1. extra time to read
I love reading, but in my pre-coronavirus life I didn’t feel like I had enough time in the day to read as much as I’d have liked to. Being on furlough has given me the extra time to get lost in gripping novels, or to read books which inspire my mind.
This month I have read The Woman in the Window by A. J. Finn and My Sister the Serial Killer by Oyinkan Braithwaite.
I currently am reading a book by Amy Morin called 13 Things Mentally Strong People Don’t Do, and in the first chapter, Morin states that people with mental strength ‘don’t waste time feeling sorry for themselves.’
After a detailed explanation of why self pity is such a destructive emotion, Morin explains that we should introduce simple habits in our life that will ‘increase feelings of gratitude.’ These include writing gratitude lists, and having discussions with others about what they feel grateful for.
When I read Morin’s explanation of why gratitude is important in our lives, it really clicked in my mind, because I find this habit so beneficial, so I’d urge anyone to give it a go.
If you have anymore book recommendations please leave them in the comments below.
2. PE with Joe
I’m not exaggerating when I say that Joe Wicks The Body Coach has totally transformed the way I view exercise. In my adult life I haven’t been very active. Luckily i have a quick metabolism so I haven’t really had to exercise much to stay fairly slim. But I knew that this wouldn’t last forever.
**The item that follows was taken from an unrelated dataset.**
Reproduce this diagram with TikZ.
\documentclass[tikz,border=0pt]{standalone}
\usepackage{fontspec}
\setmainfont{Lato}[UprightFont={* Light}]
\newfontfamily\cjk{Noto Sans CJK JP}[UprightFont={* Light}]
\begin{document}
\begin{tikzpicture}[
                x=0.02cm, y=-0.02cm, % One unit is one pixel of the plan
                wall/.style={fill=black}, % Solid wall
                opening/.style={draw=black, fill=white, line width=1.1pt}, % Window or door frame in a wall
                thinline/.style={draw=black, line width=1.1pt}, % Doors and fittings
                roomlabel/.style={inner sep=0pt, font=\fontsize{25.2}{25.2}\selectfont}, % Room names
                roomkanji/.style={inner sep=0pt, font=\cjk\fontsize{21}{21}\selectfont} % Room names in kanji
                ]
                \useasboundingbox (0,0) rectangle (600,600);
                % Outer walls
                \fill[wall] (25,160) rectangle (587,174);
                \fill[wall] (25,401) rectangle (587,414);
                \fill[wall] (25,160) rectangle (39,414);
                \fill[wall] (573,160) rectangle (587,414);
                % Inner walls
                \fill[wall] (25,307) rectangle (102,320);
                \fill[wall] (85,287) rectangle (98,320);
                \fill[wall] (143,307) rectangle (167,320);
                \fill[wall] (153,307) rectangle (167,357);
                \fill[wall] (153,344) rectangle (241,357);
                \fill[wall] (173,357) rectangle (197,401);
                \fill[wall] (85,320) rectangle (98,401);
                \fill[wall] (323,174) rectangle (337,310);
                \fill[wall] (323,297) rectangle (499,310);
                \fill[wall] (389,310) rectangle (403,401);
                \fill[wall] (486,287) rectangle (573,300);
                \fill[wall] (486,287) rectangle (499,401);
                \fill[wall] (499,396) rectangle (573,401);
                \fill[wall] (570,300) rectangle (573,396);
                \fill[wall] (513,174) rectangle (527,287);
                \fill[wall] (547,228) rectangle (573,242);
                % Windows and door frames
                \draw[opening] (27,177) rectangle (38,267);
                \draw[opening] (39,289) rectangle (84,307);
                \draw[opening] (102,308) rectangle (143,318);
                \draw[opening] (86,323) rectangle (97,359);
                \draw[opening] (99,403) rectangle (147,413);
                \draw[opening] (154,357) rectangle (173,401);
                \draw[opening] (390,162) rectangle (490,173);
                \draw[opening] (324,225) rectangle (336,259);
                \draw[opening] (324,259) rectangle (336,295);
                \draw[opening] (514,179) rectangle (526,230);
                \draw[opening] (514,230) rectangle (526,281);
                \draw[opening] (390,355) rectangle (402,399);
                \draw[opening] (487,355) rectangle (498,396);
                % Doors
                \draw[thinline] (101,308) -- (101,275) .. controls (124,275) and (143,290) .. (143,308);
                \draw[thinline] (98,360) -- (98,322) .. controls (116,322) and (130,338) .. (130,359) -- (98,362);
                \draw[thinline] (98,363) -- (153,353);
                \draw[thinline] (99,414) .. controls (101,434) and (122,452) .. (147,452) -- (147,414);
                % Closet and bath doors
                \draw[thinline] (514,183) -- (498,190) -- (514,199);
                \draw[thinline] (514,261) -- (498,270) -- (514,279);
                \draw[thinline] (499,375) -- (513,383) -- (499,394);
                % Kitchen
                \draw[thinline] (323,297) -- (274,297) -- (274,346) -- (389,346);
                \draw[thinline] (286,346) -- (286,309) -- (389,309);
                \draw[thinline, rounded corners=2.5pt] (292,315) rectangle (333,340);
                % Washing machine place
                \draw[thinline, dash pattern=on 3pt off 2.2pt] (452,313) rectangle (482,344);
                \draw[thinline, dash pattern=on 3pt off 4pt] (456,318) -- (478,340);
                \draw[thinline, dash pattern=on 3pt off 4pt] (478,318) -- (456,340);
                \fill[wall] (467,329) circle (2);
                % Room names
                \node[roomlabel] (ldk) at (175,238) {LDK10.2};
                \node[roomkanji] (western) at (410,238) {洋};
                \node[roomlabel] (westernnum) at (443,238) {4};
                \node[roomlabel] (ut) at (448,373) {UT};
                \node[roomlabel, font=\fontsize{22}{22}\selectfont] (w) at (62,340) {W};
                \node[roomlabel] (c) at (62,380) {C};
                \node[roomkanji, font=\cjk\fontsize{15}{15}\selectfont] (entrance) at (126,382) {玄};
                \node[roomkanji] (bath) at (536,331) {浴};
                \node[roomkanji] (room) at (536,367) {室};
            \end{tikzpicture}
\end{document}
I have suffered with anxiety and depression for years and have been on various different medications, But I honestly wish that years ago instead of going on the medication, that PE with Joe existed because I feel like it’s improved my mental health more than any drug has been able to.
It seems obvious to say that exercise improves your mental health, but for me I’ve always found it hard to stick to an exercise routine, even though i knew it would be good for me.
For the last six weeks me and my boyfriend have been doing PE with Joe pretty much every morning. I’d be lying if I said I always felt enthusiastic about doing it because, lets me honest burpees feels like torture, but I always force myself to do them, and I always feel a thousand times better for doing them. The feeling of accomplishment I get from completing these workouts is immense.
Working out every morning has also given my days structure so I have something consistent in this scary ever-changing pandemic. I really recommend giving these exercises a try, from one self-confessed coach potato to another, I guarantee you’ll feel better for doing so.
3. my coffee machine
One of my small pleasures in life in my morning coffee, I absolutely love nursing a warm cappuccino whilst watching some TV, I make it last for over half an hour. It’s a consistent part of my days that I look forward to.
I have a Nespresso machine which makes nice frothy coffees, so I am very grateful that I have this magical machine during lockdown when all of my favourite coffee shops are closed.